The problem is that grad_target contains a single scalar value (that’s what the size [] means).
But label * output_cl is a whole vector. The gradient should be the same size as the Tensor, so a single scalar value here.

1 Like

Yes, I’ve already understood it from other similar issues. It worked in this way with pytorch==0.4.0, I guess the meaning of this was “derive results w.r.t each element in the vector”, so to remove it will do the work, don’t you think @albanD ?

At least after trying it, I see it gives me same results as in the old version, which I did manage to run on google Collab.

Yes, you should be able to remove that gradient argument.

1 Like

@albanD, just final clarification, it will also be equivalent to write:

        grad_target = (output_cl * label)
        grad_target.backward(gradient=label * output_cl, retain_graph=True)

Because doing backward on the sum of output_cl * label with respect to itself as much as I understand is equivalent to doing backward on each multiplication element-wise, i.e minimizing each multiplication element-wise, which is minimal i.f.f the sum minimal, am I wrong?
Is it equivalent ? If it doesn’t, so what is the meaning of this derivation comparing to the first one ?
Appreciate your answering :slight_smile:

That will be equivalent to the sum if you do grad_target.backward(gradient=torch.ones_like(grad_target)

1 Like

@albanD, now that O think about it, what does the ones vector mean?
Because suppose the true labels are [0 0 1 0 0 1].
and by multiplying output_cl * label I will get [0 0.5 0 0.5 0.5 0.5].
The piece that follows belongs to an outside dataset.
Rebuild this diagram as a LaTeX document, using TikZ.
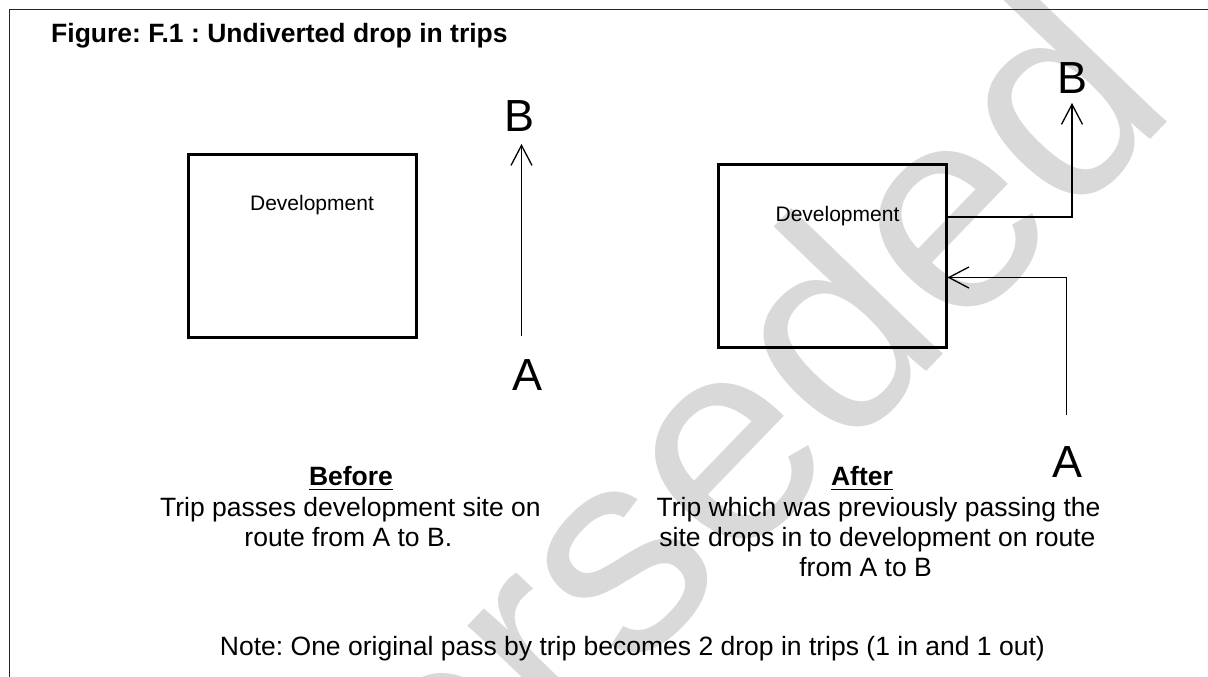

So the logic of derivation according to the multiclass labels and optimization problem should be:
[0 0.5 0 0.5 0.5 0.5].backward(gradient=[0 0 1 0 0 1]) isn’t it ?
because I want 1’s only in the true labels position (suppose in is one hot encoding), and not [1 1 1 1 1 1].


The gradient argument here is not the gradient of the op you just did. But the gradient flowing back from the later functions.
If you want to see it differently, it computes gradient^T J where J is the jacobian of your function that contains the derivatives.

1 Like

I see. So in the first time we backward, in the gradient argument it is naturally desired USUALLY one/s.

@albanD, so correct if I wrong the gradient argument is useful, suppose in any situation when I calculated the gradient somehow manually for example, and now I want to continue with the gradient calculation, it is kind a manual hook to do back propagation, but usually the desired behavior is putting value/vector/matrix of ones ?

Any other scenarios of necessity of this argument and it’s use will be great to look at and understand it better, thank you.


In 99.9% of the cases, the output loss is scalar and so what you want here is a single 1 (which is the default value) as this will compute the full gradient of your function.
If there is more than one output, then there is no natural value to set so it has to be provided by the user.

Then the value you set depends what you want to do, there is no “usual” value in this case.
I said a vector full of 1s because that corresponds to the sum() you were asking about. But that’s it.

There are very little cases where this arg is actually needed.
The main one I know of is for backpropagation through time were you want to stage the backwardprop of each step independently so that you can run just the right number.
In that case, you will need to manually chain the backward calls and you can use this argument for that.


Excellent, thank you very much!